((

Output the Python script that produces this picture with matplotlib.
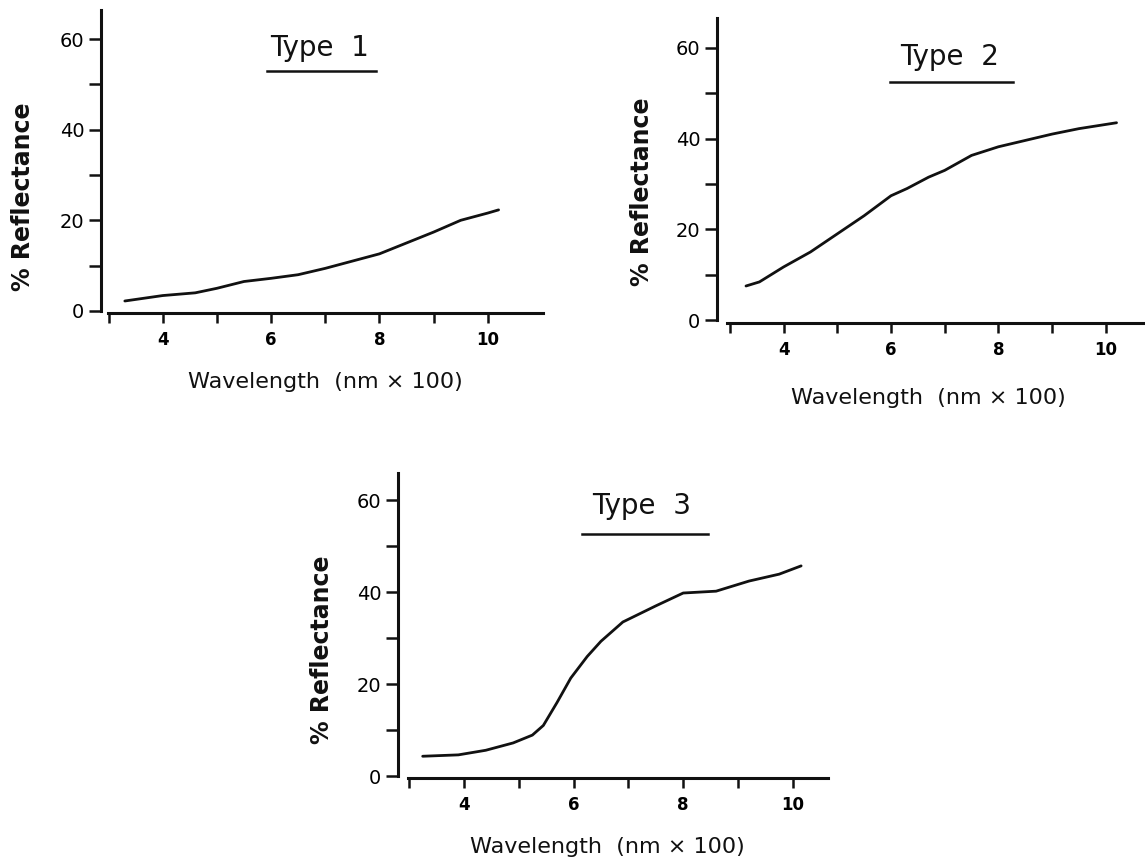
import matplotlib
matplotlib.use("Agg")
import matplotlib.pyplot as plt
from matplotlib.lines import Line2D

W, H = 1145, 865

# --- data ---
wl_type1 = [3.3, 4.0, 4.6, 5.0, 5.5, 6.0, 6.5, 7.0, 7.5, 8.0, 8.5, 9.0, 9.5, 10.0, 10.2]
refl_type1 = [2.2, 3.4, 4.0, 5.0, 6.5, 7.2, 8.0, 9.4, 11.0, 12.6, 15.0, 17.4, 20.0, 21.6, 22.3]

wl_type2 = [3.3, 3.55, 4.0, 4.5, 5.0, 5.5, 6.0, 6.3, 6.7, 7.0, 7.5, 8.0, 8.5, 9.0, 9.5, 10.2]
refl_type2 = [7.5, 8.4, 11.7, 15.0, 19.0, 23.0, 27.4, 29.0, 31.5, 33.0, 36.3, 38.2, 39.6, 41.0, 42.2, 43.5]

wl_type3 = [3.25, 3.9, 4.4, 4.9, 5.25, 5.45, 5.7, 5.95, 6.25, 6.5, 6.9, 7.5, 8.0, 8.6, 9.2, 9.75, 10.15]
refl_type3 = [4.3, 4.6, 5.6, 7.2, 8.9, 11.0, 16.0, 21.3, 26.0, 29.3, 33.5, 37.0, 39.8, 40.2, 42.4, 43.9, 45.7]

titles = ["Type  1", "Type  2", "Type  3"]
x_ticks = [4, 6, 8, 10]
x_minor = [3, 5, 7, 9]
y_ticks = [0, 20, 40, 60]
y_minor = [10, 30, 50]
x_label = "Wavelength  (nm \u00d7 100)"
y_label = "% Reflectance"

ink = "#111111"
plt.rcParams['font.family'] = ['DejaVu Sans']

fig = plt.figure(figsize=(W / 100, H / 100), dpi=100)


def fx(px):
    return px / W


def fy(py):
    return 1 - py / H


# panel geometry in pixels: y-axis x, x-axis end x, x-axis y, y-axis top y,
# plus data limits at those edges
panels = [
    dict(x=wl_type1, y=refl_type1, left=101, right=543, bottom=313, top=10,
         xlim=(2.86, 11.02), ylim=(-0.45, 66.4), xstart=2.98,
         title=(320, 48), uline=(267, 376, 71), xlab=(325, 382), ylab=(23, 197)),
    dict(x=wl_type2, y=refl_type2, left=717, right=1145, bottom=323, top=18,
         xlim=(2.76, 10.73), ylim=(-0.66, 66.6), xstart=2.94,
         title=(950, 57), uline=(890, 1013, 82), xlab=(928, 398), ylab=(642, 192)),
    dict(x=wl_type3, y=refl_type3, left=398, right=828, bottom=778, top=473,
         xlim=(2.80, 10.64), ylim=(-0.43, 65.9), xstart=2.98,
         title=(642, 506), uline=(582, 708, 534), xlab=(607, 847), ylab=(322, 650)),
]

for p, title in zip(panels, titles):
    ax = fig.add_axes([fx(p['left']), fy(p['bottom']),
                       (p['right'] - p['left']) / W, (p['bottom'] - p['top']) / H])
    ax.plot(p['x'], p['y'], color=ink, lw=2.0, solid_capstyle='round')
    ax.set_xlim(*p['xlim'])
    ax.set_ylim(*p['ylim'])
    ax.patch.set_alpha(0)

    for s in ['top', 'right']:
        ax.spines[s].set_visible(False)
    ax.spines['left'].set_bounds(0, p['ylim'][1])
    ax.spines['bottom'].set_bounds(p['xstart'], p['xlim'][1])
    for s in ['left', 'bottom']:
        ax.spines[s].set_linewidth(2.2)
        ax.spines[s].set_color(ink)

    ax.set_xticks(x_ticks)
    ax.set_xticks(x_minor, minor=True)
    ax.set_yticks(y_ticks)
    ax.set_yticks(y_minor, minor=True)
    ax.tick_params(axis='both', which='both', direction='out', color=ink, width=1.8)
    ax.tick_params(axis='y', which='both', length=9, pad=3, labelsize=14)
    ax.tick_params(axis='x', which='both', length=7, pad=6, labelsize=12)
    for lab in ax.get_xticklabels():
        lab.set_fontweight('bold')

    fig.text(fx(p['title'][0]), fy(p['title'][1]), title, fontsize=20,
             ha='center', va='center', color=ink)
    x0, x1, yl = p['uline']
    fig.add_artist(Line2D([fx(x0), fx(x1)], [fy(yl), fy(yl)], color=ink, lw=1.8))
    fig.text(fx(p['xlab'][0]), fy(p['xlab'][1]), x_label, fontsize=16,
             ha='center', va='center', color=ink)
    fig.text(fx(p['ylab'][0]), fy(p['ylab'][1]), y_label, fontsize=17,
             fontweight='bold', rotation=90, ha='center', va='center', color=ink)

fig.savefig("out.png", dpi=100, facecolor="white")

))

### Written exercise
Your task is to gather every line with the word "matplotlib" and copy it.

### Completed task
Output the Python script that produces this picture with matplotlib.
import matplotlib
matplotlib.use("Agg")
import matplotlib.pyplot as plt
from matplotlib.lines import Line2D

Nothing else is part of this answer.